## Given data
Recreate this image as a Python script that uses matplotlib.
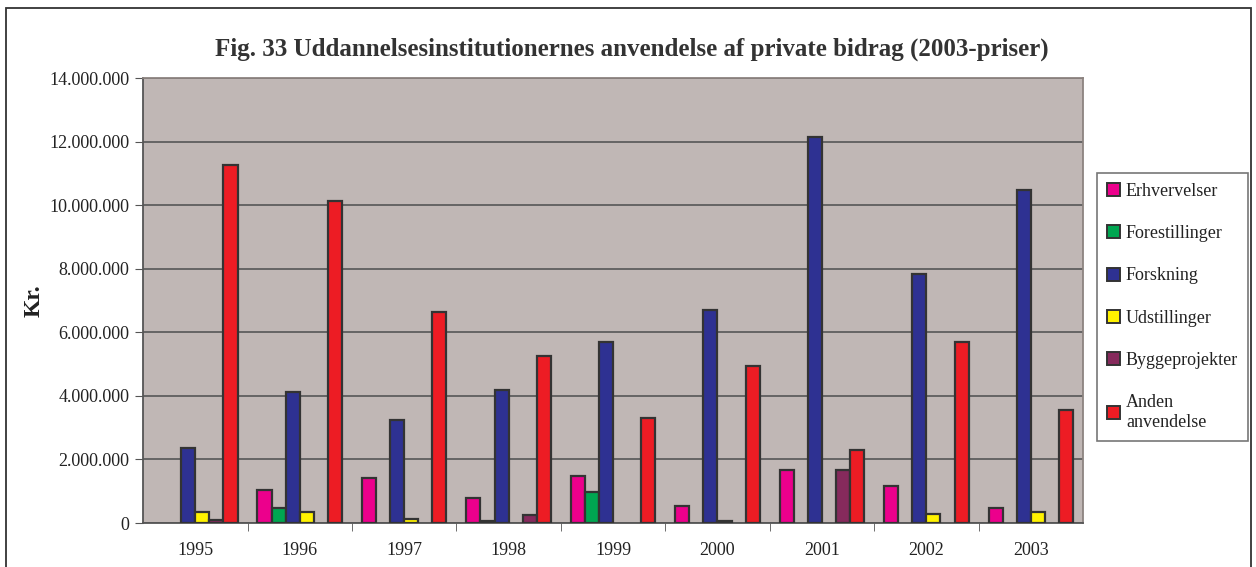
import numpy as np
import matplotlib.pyplot as plt
from matplotlib.patches import Rectangle
from matplotlib.ticker import FuncFormatter

years = ["1995", "1996", "1997", "1998", "1999", "2000", "2001", "2002", "2003"]
series = ["Erhvervelser", "Forestillinger", "Forskning", "Udstillinger",
          "Byggeprojekter", "Anden\nanvendelse"]
colors = ["#EC008C", "#00A651", "#2E3192", "#FFF200", "#862A5C", "#ED1C24"]

# kr., 2003-priser
erhvervelser = [0, 1050000, 1430000, 800000, 1490000, 540000, 1680000, 1170000, 480000]
forestillinger = [0, 480000, 0, 50000, 980000, 0, 0, 0, 0]
forskning = [2370000, 4130000, 3250000, 4190000, 5700000, 6700000, 12140000, 7830000, 10480000]
udstillinger = [360000, 360000, 120000, 0, 0, 50000, 0, 290000, 360000]
byggeprojekter = [100000, 0, 0, 240000, 0, 0, 1680000, 0, 0]
anden = [11250000, 10120000, 6630000, 5260000, 3310000, 4950000, 2310000, 5690000, 3560000]

data = [erhvervelser, forestillinger, forskning, udstillinger, byggeprojekter, anden]

plt.rcParams["font.family"] = ["Liberation Serif", "DejaVu Serif"]

fig = plt.figure(figsize=(12.56, 5.67), dpi=100)
ax = fig.add_axes([0.1139, 0.0776, 0.7484, 0.7848])
ax.set_facecolor("#C0B7B5")

x = np.arange(len(years))
w = 0.135
for i, (vals, name, col) in enumerate(zip(data, series, colors)):
    vals = np.array(vals, dtype=float)
    pos = x + (i - 2.5) * w
    nz = vals > 0
    ax.bar(pos[nz], vals[nz], width=w, color=col, edgecolor="#333333",
           linewidth=1.6, zorder=3)
    # proxy for the legend so every series shows up
    ax.bar([np.nan], [np.nan], width=w, color=col, edgecolor="#333333",
           linewidth=1.4, label=name)

ax.set_xlim(-0.5, len(years) - 0.5)
ax.set_ylim(0, 14000000)
ax.set_yticks(np.arange(0, 14000001, 2000000))
ax.yaxis.set_major_formatter(FuncFormatter(lambda v, p: f"{int(v):,}".replace(",", ".")))
ax.yaxis.grid(True, color="#5E5E5E", linewidth=1.3, zorder=1)
ax.set_axisbelow(True)

ax.set_xticks(x)
ax.set_xticklabels(years)
ax.set_xticks(np.arange(0.5, len(years) - 0.5, 1), minor=True)
ax.tick_params(axis="x", which="major", length=0, pad=14, labelsize=13, colors="#222222")
ax.tick_params(axis="x", which="minor", length=6, direction="out", color="#555555")
ax.tick_params(axis="y", length=6, direction="out", labelsize=13, colors="#555555",
               labelcolor="#222222", pad=4)

for side in ["left", "bottom"]:
    ax.spines[side].set_color("#555555")
    ax.spines[side].set_linewidth(1.3)
for side in ["top", "right"]:
    ax.spines[side].set_color("#8C8380")
    ax.spines[side].set_linewidth(1.3)

ax.set_ylabel("Kr.", fontsize=17, fontweight="bold", labelpad=3, color="#222222")
fig.text(0.503, 0.913, "Fig. 33 Uddannelsesinstitutionernes anvendelse af private bidrag (2003-priser)",
         ha="center", va="center", fontsize=18, fontweight="bold", color="#333333")

leg = fig.legend(loc="upper left", bbox_to_anchor=(0.8734, 0.695), fontsize=13,
                 frameon=True, fancybox=False, edgecolor="#555555",
                 handlelength=0.75, handleheight=0.75, handletextpad=0.3,
                 labelspacing=1.4, borderpad=0.55, borderaxespad=0)
leg.get_frame().set_linewidth(1.2)
for t in leg.get_texts():
    t.set_color("#222222")

# frame around the whole chart
fig.patches.append(Rectangle((0.0048, -0.05), 0.9913, 1.036, transform=fig.transFigure,
                             fill=False, edgecolor="#333333", linewidth=1.3))

fig.savefig("out.png", dpi=100)
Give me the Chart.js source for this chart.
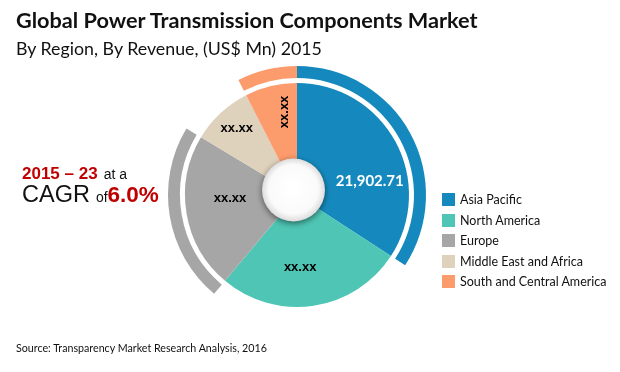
<!DOCTYPE html>
<html><head><meta charset="utf-8">
<script src="https://cdn.jsdelivr.net/npm/chart.js@4.4.1/dist/chart.umd.min.js"></script>
<style>
html,body{margin:0;padding:0;background:#fff;}
#wrap{position:relative;width:620px;height:372px;overflow:hidden;font-family:Lato,"Open Sans",sans-serif;color:#111;}
#c{position:absolute;left:0;top:0;}
.t{position:absolute;white-space:nowrap;line-height:1;}
#title{left:16px;top:10px;font-size:21.7px;font-weight:bold;}
#sub{left:16px;top:40px;font-size:17.8px;}
#src{left:16px;top:343px;font-size:10.7px;}
.cg{position:absolute;display:flex;align-items:baseline;white-space:nowrap;line-height:1;font-family:"Liberation Sans",Arial,sans-serif;}
.red{color:#c00000;font-weight:bold;}
#legend{position:absolute;left:442px;top:193px;font-size:12.5px;}
#legend div{height:20.5px;display:flex;align-items:flex-start;}
#legend i{display:inline-block;width:13px;height:13px;margin-right:5px;}
#legend span{line-height:13px;}
</style></head><body>
<div id="wrap">
<canvas id="c" width="620" height="372"></canvas>
<div class="t" id="title">Global Power Transmission Components Market</div>
<div class="t" id="sub">By Region, By Revenue, (US$ Mn) 2015</div>
<div class="cg" style="left:22px;top:165px;"><span class="red" style="font-size:17px;">2015 – 23</span><span style="font-size:14px;margin-left:6px;">at a</span></div>
<div class="cg" style="left:22px;top:183px;"><span style="font-size:23.5px;">CAGR</span><span style="font-size:14px;margin-left:6px;">of</span><span class="red" style="font-size:22.5px;">6.0%</span></div>
<div id="legend"></div>
<div class="t" id="src">Source: Transparency Market Research Analysis, 2016</div>
</div>
<script>
const regions=['Asia Pacific','North America','Europe','Middle East and Africa','South and Central America'];
const revenue=[21902.71,17270,14420,5700,4810];
const sliceLabels=['21,902.71','xx.xx','xx.xx','xx.xx','xx.xx'];
const colors=['#1589bd','#4fc6b5','#a6a6a6','#dfd2bc','#fc9b6c'];
const ringShown=[true,false,true,false,true];

// label placement: extra angle (deg) from slice middle, distance from centre
const labelPlace=[{da:18,r:74},{da:6,r:72},{da:7,r:67},{da:1,r:90},{da:5,r:84}];

const lg=document.getElementById('legend');
regions.forEach((r,i)=>{const d=document.createElement('div');d.innerHTML='<i style="background:'+colors[i]+'"></i><span>'+r+'</span>';lg.appendChild(d);});

const sliceText={id:'sliceText',afterDatasetsDraw(chart){
  const ctx=chart.ctx, arcs=chart.getDatasetMeta(2).data;
  const c=arcs[0].getProps(['x','y']);
  // centre hole
  ctx.save();
  ctx.beginPath();ctx.arc(c.x-3.5,c.y-5,31.5,0,Math.PI*2);
  ctx.shadowColor='rgba(0,0,0,0.5)';ctx.shadowBlur=6;ctx.shadowOffsetY=2;
  const g=ctx.createRadialGradient(c.x-3.5,c.y-8,4,c.x-3.5,c.y-5,31.5);
  g.addColorStop(0,'#ffffff');g.addColorStop(0.75,'#fafafa');g.addColorStop(1,'#dcdcdc');
  ctx.fillStyle=g;ctx.fill();
  ctx.restore();
  arcs.forEach((a,i)=>{
    const p=a.getProps(['x','y','startAngle','endAngle']);
    const m=(p.startAngle+p.endAngle)/2+labelPlace[i].da*Math.PI/180;
    const x=p.x+labelPlace[i].r*Math.cos(m), y=p.y+labelPlace[i].r*Math.sin(m);
    ctx.save();ctx.translate(x,y);
    if(i==4) ctx.rotate(-Math.PI/2);
    ctx.textAlign='center';ctx.textBaseline='middle';
    if(i==0){ctx.fillStyle='#fff';ctx.font='bold 15px Lato';}
    else{ctx.fillStyle='#000';ctx.font='bold 13px "Liberation Sans"';}
    ctx.fillText(sliceLabels[i],0,0);ctx.restore();
  });
}};

new Chart(document.getElementById('c'),{type:'pie',
  data:{labels:regions,datasets:[
    {data:revenue,backgroundColor:colors.map((c,i)=>ringShown[i]?c:'rgba(0,0,0,0)'),borderWidth:0,weight:12},
    {data:revenue,backgroundColor:'rgba(0,0,0,0)',borderWidth:0,weight:5},
    {data:revenue,backgroundColor:colors,borderWidth:0,weight:112}]},
  options:{responsive:false,animation:false,radius:129,cutout:0,
    layout:{padding:{left:0,right:26,top:18,bottom:0}},
    plugins:{legend:{display:false},tooltip:{enabled:false}},events:[]},
  plugins:[sliceText]});
</script>
</body></html>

## What you need to do
From the records, copy every line that has the string "script" in it.

## Reply
Recreate this image as a Python script that uses matplotlib.
<script src="https://cdn.jsdelivr.net/npm/chart.js@4.4.1/dist/chart.umd.min.js"></script>
<script>
</script>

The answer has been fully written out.